Sunday , September 15, 2019

Facing a Big Jump in U.S. CNP Fraud, Retailers Turn to Automated Tools

With merchants facing a projected 16.4% increase in U.S. card-not-present fraud by 2021, many are relying more and more on automated screening tools to cull bad transactions from the pile of good ones. That’s the assessment from Aite Group Inc. in its report, “The E-Commerce Conundrum: Balancing False Declines and Fraud Prevention,” released this week.

This fraud will increase from an estimated $5.5 billion this year to $6.4 billion in 2021. “CNP fraud losses continue to increase globally due to the wealth of data available from data breaches and other sources,” Shirley W. Inscoe, a senior analyst at Boston-based Aite, says in an email. “Some countries that saw a decline last year are seeing these losses on the rise again. CNP fraud is a low risk/high reward crime, and will continue to grow until major changes occur.”

One looming change is the adoption of EMV 3-D Secure 2.0, a fraud-prevention tool from the card brands that adds an authentication layer to transactions. Among the many options to fight online fraud, 50% of the 100 respondents to a survey included in the Aite study say they intend to implement 3-D Secure 2.0 in the next 18 months. Twenty-one percent say it’s likely they’ll adopt it.

Card brands and issuers may hope for that outcome, especially in light of the poor adoption of the earlier iteration of 3-D Secure that turned off many merchants. But it may not happen that quickly, Inscoe cautions. “This is unlikely to come to fruition that quickly, but it is impressive that 50% of merchants have this as a goal,” she says. “Many of them will implement in that timeframe, and others will likely take longer than 18 months.”

Online merchants also must contend with false declines, which mark legitimate transactions as bad ones. The research found that 62% experienced increases in their false decline rates in the past two years. Most merchants—79%—track false decline rates as a key metric.

And though 72% of merchants intend to add or make changes in the next 18 months to automated fraud-screening products they use, many continue to use manual reviews for some of their transactions. This process can be time-consuming and requires employee expertise.

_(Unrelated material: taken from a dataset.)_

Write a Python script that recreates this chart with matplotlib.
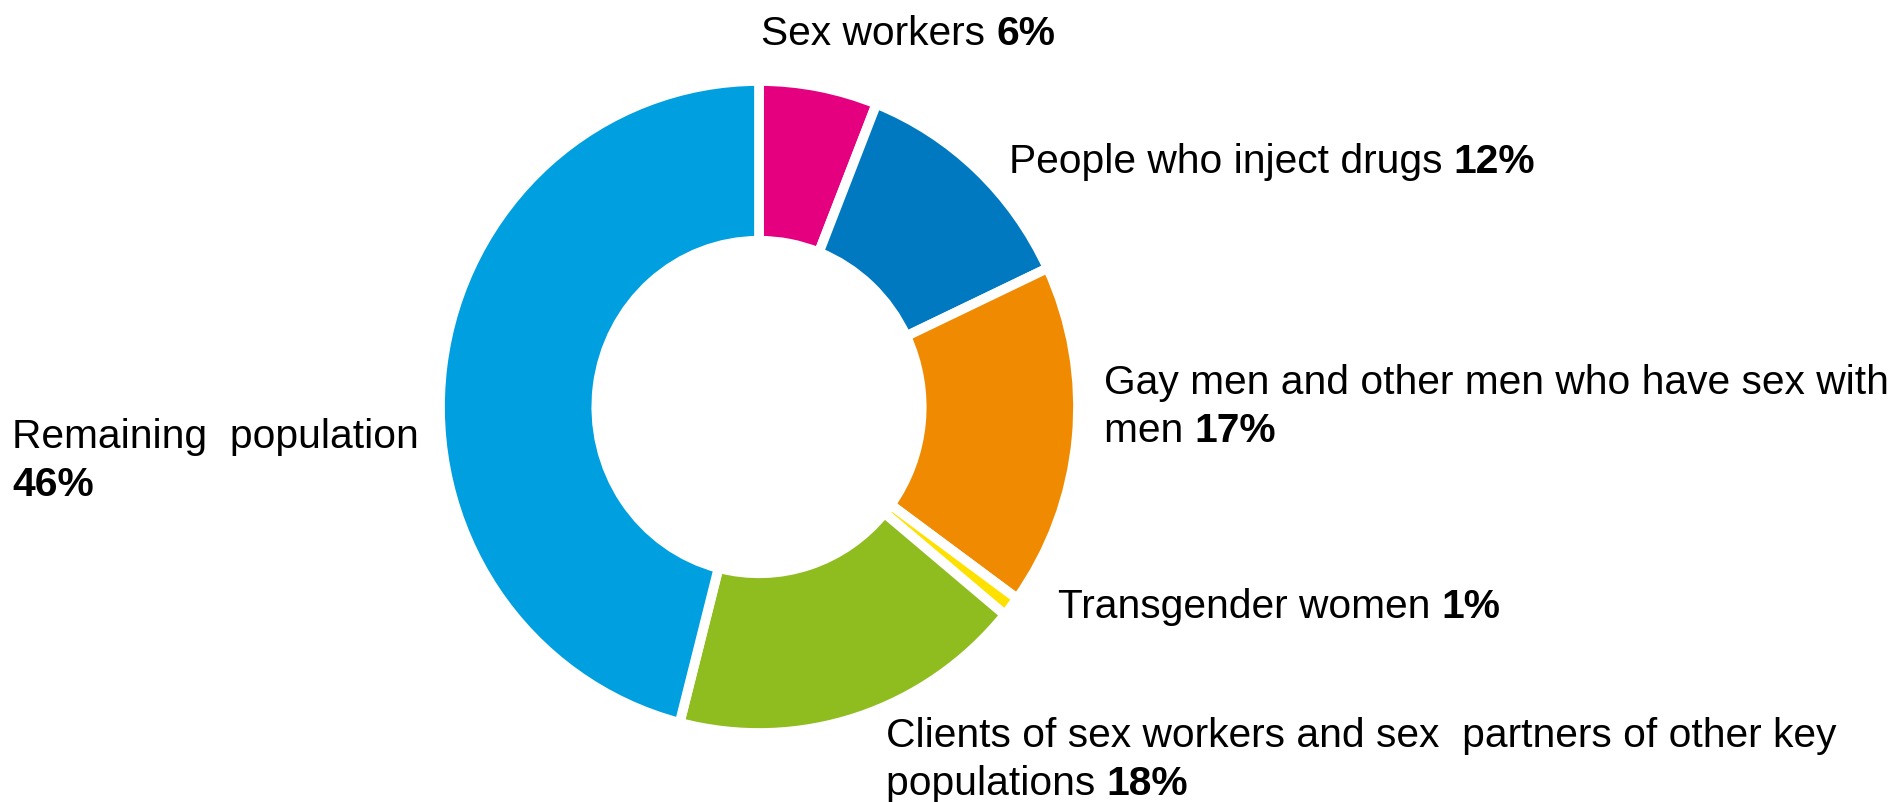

Fifty percent of manually reviewed transactions are subsequently approved.

Inscoe expects the human-centered tool to have a long-term e-commerce role. “There is no automated tool that can eliminate manual reviews entirely (unless the merchant is willing to lose some increased percentage of sales),” she says. “The goal is for the fraud solutions (used by all parties in the transaction chain) to be more accurate, and reducing the need for manual review to a lower percentage of total transactions.”